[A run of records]
┌────────

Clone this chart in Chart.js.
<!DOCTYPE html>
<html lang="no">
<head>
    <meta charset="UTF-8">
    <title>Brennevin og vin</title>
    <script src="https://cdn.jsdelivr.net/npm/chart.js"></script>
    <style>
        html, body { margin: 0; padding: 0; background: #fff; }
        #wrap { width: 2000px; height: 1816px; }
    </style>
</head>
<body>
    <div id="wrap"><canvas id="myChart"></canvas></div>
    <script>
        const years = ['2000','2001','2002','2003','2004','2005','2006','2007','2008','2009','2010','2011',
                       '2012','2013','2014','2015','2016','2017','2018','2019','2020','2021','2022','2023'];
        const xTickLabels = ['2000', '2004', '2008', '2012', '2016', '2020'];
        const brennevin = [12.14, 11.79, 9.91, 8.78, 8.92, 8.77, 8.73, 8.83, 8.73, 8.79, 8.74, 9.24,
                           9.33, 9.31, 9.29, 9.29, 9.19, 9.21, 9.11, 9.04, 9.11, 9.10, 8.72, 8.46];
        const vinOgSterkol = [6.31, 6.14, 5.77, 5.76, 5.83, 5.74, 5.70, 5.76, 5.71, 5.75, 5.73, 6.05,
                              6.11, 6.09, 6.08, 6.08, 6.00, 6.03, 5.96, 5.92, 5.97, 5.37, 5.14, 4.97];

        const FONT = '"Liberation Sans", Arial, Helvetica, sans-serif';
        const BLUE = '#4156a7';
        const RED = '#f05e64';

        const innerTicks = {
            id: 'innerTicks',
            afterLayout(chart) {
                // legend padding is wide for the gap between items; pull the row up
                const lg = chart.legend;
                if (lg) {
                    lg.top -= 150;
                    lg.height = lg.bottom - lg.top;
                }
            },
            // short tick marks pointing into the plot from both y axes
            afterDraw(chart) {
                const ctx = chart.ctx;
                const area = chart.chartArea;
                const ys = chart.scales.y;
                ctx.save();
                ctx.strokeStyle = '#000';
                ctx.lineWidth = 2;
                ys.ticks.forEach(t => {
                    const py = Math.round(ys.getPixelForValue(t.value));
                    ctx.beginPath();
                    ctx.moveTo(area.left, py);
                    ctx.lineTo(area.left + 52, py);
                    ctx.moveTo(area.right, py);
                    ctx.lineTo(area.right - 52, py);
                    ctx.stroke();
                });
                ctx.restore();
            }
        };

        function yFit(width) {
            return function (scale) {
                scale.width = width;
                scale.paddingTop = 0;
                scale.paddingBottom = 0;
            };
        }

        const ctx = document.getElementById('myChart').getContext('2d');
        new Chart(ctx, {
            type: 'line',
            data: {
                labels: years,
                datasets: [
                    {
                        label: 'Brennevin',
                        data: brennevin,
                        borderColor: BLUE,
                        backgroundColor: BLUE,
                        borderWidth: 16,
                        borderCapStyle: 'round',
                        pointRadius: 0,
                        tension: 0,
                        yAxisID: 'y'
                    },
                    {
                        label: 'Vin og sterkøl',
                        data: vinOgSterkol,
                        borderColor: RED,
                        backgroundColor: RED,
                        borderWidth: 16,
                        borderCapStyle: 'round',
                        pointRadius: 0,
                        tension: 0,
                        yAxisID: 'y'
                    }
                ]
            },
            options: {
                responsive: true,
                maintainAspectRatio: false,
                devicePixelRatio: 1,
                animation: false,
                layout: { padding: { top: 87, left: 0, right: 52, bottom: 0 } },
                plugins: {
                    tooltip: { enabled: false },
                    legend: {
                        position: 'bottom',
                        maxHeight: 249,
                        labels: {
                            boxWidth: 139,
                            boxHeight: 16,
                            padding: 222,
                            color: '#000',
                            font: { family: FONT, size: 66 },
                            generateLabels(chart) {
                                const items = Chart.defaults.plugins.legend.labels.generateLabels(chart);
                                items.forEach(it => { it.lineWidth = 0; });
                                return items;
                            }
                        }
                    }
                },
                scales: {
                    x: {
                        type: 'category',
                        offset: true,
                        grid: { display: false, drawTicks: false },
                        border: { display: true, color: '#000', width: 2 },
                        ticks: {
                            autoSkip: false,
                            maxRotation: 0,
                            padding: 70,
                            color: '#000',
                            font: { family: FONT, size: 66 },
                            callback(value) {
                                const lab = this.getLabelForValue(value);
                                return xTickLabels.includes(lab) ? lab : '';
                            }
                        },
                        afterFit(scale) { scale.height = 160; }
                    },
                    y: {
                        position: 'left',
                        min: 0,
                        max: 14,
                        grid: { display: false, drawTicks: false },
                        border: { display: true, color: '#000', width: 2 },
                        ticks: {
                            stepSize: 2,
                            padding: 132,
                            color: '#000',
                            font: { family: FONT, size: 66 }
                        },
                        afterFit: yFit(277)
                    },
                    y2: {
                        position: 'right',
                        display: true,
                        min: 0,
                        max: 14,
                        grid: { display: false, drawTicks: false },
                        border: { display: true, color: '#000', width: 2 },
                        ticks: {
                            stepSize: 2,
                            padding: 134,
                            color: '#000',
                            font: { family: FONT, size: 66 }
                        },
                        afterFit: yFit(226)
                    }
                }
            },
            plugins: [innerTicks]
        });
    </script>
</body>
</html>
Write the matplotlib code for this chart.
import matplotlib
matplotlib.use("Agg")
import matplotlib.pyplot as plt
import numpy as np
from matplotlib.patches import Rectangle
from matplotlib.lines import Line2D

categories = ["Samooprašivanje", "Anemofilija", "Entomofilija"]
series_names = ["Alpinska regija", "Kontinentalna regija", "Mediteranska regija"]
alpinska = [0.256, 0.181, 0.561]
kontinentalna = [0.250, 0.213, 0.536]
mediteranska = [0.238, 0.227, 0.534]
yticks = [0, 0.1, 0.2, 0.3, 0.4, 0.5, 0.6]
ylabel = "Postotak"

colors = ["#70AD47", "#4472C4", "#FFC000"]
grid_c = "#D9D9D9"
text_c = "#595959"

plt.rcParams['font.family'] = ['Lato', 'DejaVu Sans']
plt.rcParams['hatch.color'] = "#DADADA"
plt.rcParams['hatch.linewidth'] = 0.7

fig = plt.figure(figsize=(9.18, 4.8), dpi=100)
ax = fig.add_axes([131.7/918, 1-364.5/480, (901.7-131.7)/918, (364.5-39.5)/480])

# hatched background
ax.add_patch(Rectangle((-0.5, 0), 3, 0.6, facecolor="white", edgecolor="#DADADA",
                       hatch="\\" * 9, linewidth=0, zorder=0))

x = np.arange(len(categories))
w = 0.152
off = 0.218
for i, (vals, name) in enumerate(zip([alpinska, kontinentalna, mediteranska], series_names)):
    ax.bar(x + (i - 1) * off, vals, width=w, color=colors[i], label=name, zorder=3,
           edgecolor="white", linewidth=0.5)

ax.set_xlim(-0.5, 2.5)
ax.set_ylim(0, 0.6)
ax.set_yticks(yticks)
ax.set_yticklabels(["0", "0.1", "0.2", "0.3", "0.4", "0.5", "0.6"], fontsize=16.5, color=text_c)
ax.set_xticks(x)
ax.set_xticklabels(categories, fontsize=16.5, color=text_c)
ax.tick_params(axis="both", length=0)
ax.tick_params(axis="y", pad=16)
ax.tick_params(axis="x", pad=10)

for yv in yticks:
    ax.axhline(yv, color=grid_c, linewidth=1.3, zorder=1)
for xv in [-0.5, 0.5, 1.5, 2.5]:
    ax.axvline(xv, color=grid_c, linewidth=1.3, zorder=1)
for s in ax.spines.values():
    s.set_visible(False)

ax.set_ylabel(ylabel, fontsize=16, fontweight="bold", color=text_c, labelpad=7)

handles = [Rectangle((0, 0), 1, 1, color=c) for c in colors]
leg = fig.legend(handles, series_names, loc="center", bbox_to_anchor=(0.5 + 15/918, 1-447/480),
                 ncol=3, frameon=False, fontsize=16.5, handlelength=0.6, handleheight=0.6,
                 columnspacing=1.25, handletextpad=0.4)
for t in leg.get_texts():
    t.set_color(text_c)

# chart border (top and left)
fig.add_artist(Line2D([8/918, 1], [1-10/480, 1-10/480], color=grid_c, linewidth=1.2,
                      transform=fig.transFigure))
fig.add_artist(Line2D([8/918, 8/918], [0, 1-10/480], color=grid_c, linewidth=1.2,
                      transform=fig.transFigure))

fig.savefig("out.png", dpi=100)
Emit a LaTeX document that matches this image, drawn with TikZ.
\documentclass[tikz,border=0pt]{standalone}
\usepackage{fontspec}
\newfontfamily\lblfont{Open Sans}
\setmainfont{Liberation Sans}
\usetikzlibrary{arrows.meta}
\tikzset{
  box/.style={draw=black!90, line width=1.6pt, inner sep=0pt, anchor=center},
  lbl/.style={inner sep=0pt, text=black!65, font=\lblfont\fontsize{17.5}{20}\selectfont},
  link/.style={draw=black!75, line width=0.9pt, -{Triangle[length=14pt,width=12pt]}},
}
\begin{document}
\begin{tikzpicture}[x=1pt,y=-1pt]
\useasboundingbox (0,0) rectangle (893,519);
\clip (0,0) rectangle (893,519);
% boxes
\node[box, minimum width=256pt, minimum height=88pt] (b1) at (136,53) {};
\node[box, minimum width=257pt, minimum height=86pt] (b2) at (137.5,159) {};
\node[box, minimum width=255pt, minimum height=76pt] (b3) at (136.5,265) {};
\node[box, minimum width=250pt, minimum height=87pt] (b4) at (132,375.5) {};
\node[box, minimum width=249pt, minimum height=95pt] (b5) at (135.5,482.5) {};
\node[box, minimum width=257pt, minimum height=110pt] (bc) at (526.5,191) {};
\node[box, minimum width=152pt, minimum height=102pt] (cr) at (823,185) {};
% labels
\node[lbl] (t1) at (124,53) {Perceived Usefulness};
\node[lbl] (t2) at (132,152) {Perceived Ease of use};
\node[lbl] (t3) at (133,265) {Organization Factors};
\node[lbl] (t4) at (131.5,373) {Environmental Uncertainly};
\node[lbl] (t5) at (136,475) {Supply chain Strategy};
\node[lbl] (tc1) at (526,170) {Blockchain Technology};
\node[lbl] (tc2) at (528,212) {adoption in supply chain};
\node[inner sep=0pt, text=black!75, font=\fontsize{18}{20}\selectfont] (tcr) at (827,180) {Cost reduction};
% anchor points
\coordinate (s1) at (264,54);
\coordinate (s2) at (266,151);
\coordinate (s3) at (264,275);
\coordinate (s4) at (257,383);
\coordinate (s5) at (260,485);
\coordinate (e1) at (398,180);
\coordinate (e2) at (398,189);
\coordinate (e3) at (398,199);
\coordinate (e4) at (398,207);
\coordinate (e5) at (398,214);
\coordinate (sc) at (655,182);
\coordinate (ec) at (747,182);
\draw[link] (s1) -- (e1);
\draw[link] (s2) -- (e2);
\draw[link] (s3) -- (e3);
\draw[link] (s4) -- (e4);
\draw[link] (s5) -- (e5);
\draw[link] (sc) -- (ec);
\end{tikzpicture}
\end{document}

└────────

Task to carry out |
Copy every line of the records above, starting with the first, up to and including the line containing "const RED = '#f05e64';".

Full output |
Clone this chart in Chart.js.
<!DOCTYPE html>
<html lang="no">
<head>
    <meta charset="UTF-8">
    <title>Brennevin og vin</title>
    <script src="https://cdn.jsdelivr.net/npm/chart.js"></script>
    <style>
        html, body { margin: 0; padding: 0; background: #fff; }
        #wrap { width: 2000px; height: 1816px; }
    </style>
</head>
<body>
    <div id="wrap"><canvas id="myChart"></canvas></div>
    <script>
        const years = ['2000','2001','2002','2003','2004','2005','2006','2007','2008','2009','2010','2011',
                       '2012','2013','2014','2015','2016','2017','2018','2019','2020','2021','2022','2023'];
        const xTickLabels = ['2000', '2004', '2008', '2012', '2016', '2020'];
        const brennevin = [12.14, 11.79, 9.91, 8.78, 8.92, 8.77, 8.73, 8.83, 8.73, 8.79, 8.74, 9.24,
                           9.33, 9.31, 9.29, 9.29, 9.19, 9.21, 9.11, 9.04, 9.11, 9.10, 8.72, 8.46];
        const vinOgSterkol = [6.31, 6.14, 5.77, 5.76, 5.83, 5.74, 5.70, 5.76, 5.71, 5.75, 5.73, 6.05,
                              6.11, 6.09, 6.08, 6.08, 6.00, 6.03, 5.96, 5.92, 5.97, 5.37, 5.14, 4.97];

        const FONT = '"Liberation Sans", Arial, Helvetica, sans-serif';
        const BLUE = '#4156a7';
        const RED = '#f05e64';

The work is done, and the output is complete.